In some instances, the embodiment depicted in FIG. 2 may be
employed to separate ions from other undesired elements within a
particle stream. Specifically, as the particle stream enters common
space 202, the field provided by the electrodes of DC quadrupole
201 will deflect ions of interest within the stream about electrode
201a, along trajectory 205b (substantially orthogonal to trajectory
205a at which the ions enter common space 202 and DC quadrupole
201). The deflected ions will thus exit DC quadrupole 201 via
aperture 212. Photons, neutrals and other particles within the
stream lacking a sufficient charge to be deflected about electrode
201a, however, may exit quadrupole 201 via aperture 215 between
electrodes 201b and 201c and/or elsewhere. Similarly, as the
particle stream enters common space 204 of the second DC quadrupole
203, the field provided by the electrodes of DC quadrupole 203 will
deflect ions of interest within the stream about electrode 203d,
along trajectory 205c (substantially orthogonal to trajectory 205b
along which the ions enter common space 204 and DC quadrupole 203).
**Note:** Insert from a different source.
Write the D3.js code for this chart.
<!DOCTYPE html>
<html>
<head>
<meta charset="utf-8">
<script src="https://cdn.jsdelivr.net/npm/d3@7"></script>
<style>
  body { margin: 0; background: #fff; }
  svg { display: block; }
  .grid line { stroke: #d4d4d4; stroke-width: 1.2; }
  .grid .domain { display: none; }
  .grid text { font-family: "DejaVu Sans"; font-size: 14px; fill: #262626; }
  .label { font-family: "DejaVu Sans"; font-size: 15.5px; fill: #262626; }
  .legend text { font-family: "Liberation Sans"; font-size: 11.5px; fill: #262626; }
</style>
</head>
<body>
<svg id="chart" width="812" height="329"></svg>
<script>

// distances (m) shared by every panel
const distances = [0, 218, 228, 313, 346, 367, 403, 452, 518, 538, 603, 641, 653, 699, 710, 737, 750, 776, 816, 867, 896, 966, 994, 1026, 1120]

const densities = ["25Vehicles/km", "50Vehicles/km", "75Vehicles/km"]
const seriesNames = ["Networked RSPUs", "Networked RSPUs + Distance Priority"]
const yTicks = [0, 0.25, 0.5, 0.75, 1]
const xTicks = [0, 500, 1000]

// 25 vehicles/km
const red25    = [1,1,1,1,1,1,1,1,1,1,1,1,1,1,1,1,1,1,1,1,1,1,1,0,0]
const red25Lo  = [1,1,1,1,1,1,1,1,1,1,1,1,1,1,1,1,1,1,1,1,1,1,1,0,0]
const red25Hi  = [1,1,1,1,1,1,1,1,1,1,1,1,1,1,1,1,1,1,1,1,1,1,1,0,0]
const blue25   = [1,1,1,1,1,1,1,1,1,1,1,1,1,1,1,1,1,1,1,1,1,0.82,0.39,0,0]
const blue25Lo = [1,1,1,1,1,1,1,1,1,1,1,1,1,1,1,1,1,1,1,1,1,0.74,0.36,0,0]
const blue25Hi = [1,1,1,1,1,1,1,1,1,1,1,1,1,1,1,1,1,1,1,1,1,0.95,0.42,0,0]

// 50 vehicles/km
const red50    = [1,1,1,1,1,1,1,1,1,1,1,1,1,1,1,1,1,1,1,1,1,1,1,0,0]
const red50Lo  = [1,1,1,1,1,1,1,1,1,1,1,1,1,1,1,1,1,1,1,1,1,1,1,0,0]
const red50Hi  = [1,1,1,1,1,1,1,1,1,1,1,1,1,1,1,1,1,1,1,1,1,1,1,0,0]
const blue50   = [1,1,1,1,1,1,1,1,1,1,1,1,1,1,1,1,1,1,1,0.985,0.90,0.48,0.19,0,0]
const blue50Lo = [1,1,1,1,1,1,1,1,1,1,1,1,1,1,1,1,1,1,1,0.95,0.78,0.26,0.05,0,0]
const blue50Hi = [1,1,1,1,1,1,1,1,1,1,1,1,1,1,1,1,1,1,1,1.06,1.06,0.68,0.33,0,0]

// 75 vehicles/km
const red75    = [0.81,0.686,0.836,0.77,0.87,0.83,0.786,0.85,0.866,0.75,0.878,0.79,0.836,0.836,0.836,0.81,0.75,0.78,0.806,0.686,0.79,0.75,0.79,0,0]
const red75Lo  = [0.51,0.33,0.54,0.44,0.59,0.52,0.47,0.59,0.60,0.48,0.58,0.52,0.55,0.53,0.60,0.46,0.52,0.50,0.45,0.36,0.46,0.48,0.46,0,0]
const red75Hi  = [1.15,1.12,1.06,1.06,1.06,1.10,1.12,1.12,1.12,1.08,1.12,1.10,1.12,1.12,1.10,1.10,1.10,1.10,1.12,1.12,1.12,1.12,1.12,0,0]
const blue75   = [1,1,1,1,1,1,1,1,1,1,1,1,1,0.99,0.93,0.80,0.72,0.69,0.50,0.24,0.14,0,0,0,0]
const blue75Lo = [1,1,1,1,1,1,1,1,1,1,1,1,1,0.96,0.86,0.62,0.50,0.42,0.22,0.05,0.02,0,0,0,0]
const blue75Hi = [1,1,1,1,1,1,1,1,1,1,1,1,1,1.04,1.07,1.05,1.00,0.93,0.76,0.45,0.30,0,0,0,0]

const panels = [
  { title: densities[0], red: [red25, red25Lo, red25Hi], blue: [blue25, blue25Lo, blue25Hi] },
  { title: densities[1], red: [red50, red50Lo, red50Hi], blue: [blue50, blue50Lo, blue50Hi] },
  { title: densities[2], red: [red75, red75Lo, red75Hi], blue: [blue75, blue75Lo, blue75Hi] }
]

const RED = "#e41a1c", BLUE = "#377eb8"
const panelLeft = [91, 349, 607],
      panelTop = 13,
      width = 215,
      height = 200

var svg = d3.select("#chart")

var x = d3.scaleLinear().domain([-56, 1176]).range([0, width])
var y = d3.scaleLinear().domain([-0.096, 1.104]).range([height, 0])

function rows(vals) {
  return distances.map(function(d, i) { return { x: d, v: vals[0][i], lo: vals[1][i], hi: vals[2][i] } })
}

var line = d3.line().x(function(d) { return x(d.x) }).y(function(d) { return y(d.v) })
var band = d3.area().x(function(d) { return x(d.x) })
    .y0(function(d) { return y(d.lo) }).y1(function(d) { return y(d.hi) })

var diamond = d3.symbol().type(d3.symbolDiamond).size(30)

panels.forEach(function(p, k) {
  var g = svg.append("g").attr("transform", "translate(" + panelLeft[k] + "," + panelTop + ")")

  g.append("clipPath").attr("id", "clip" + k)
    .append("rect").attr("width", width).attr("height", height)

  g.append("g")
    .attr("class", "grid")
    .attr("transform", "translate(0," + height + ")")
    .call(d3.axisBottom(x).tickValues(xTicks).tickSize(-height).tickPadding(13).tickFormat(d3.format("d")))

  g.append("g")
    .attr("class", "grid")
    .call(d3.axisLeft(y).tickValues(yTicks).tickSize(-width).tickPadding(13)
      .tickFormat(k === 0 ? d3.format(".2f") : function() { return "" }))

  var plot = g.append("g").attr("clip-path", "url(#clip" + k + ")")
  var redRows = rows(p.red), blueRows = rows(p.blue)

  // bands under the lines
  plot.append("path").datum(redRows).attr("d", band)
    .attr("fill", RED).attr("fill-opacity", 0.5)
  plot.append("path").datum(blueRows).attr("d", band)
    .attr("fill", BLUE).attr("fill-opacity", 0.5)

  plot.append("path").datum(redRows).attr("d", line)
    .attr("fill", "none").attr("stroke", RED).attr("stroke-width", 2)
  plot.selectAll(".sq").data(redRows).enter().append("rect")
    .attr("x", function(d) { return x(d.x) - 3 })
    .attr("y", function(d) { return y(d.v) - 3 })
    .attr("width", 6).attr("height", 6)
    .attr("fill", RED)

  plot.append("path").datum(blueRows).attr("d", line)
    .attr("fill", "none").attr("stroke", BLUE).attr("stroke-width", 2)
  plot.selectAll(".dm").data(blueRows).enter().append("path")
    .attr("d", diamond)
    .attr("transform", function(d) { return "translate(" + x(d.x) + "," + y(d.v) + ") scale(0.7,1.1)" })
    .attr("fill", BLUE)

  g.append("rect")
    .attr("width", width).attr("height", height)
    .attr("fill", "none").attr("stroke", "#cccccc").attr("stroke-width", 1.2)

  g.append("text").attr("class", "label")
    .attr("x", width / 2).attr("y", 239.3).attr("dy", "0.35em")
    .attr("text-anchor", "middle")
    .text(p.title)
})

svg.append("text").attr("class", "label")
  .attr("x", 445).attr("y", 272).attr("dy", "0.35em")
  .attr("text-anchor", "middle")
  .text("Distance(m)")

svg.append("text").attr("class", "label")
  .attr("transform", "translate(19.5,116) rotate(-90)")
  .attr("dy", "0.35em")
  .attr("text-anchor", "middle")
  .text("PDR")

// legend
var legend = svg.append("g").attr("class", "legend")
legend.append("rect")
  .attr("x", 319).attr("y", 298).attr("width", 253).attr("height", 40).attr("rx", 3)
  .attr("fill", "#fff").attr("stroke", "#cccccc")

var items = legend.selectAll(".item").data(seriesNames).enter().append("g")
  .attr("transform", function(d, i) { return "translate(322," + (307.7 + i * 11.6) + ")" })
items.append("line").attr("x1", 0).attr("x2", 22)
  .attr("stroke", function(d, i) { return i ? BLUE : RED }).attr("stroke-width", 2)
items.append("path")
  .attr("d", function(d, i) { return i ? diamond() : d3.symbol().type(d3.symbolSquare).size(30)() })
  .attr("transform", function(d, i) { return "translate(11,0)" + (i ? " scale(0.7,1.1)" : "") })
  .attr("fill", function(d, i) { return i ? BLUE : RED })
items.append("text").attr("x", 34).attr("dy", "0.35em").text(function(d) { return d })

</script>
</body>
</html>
The deflected ions will thus exit DC quadrupole 203 via aperture
214. Photons, neutrals and other particles within the stream
lacking a sufficient charge to be deflected about electrode 203d,
however, may exit the second DC quadrupole 203 via aperture 219
between electrodes 203a and 203b and/or elsewhere. The deflection
of ions passing through the common spaces 202 and 204 by the DC
quadrupole fields provided by DC quadrupoles 201 and 203,
respectively, may thus separate ions of interest from neutrals,
photons and/or other undesirable elements within the particle
stream. It is worth noting that trajectory of the particle stream
entering the ion flow guide 200 is substantially parallel and in
opposite direction, e.g., anti-parallel, to the path of ions
exiting the guide 200. This configuration may permit compact
configurations and/or be otherwise desirable.
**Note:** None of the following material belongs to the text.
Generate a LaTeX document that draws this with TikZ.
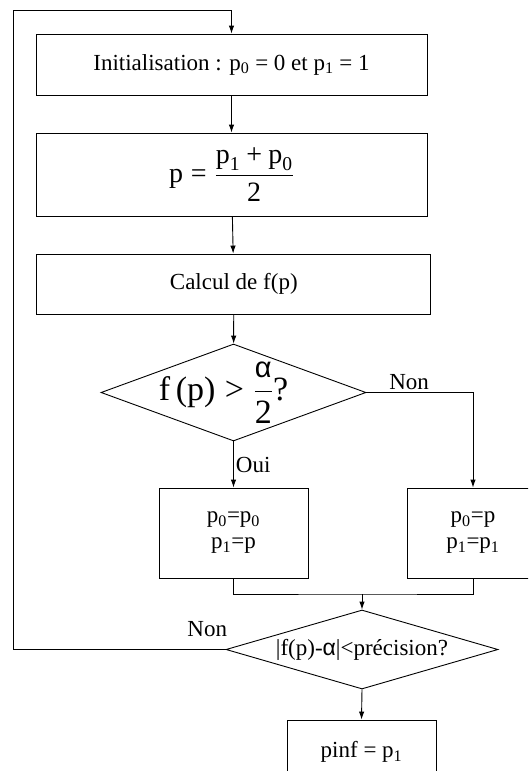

In certain instances, to generate a DC quadrupole field sufficient
to deflect ions within common space 202 along path 205 of the
embodiment shown in FIG. 2, DC voltages may be applied to the
electrodes 201a, 201b, 201c and 201d. If path 205 represents that
of cations, the voltages applied to electrodes 201a and 201c may be
more negative than that the voltage applied to electrodes 201b and
201d. For example, if the path 205 represents that taken by cations
having a mass of 40-90 amu the DC voltage applied to electrodes
201a and 201c may be -100 V and the DC voltages applied to
electrodes 201b and 201d may be -50 Volts to about 0 Volts, e.g.,
about -10 Volts. The second DC quadrupole field provided by the DC
quadrupole 203 deflecting cations within common space 204 along
path 205 may likewise be provided by applying DC voltages to
electrodes 203a, 203c, 203b and 203d such that the voltage
potential of electrodes 203a and 203c is more positive than that of
electrodes 203b and 203d. Other voltages, of course, may be equally
as effective and the voltages need not be symmetrical.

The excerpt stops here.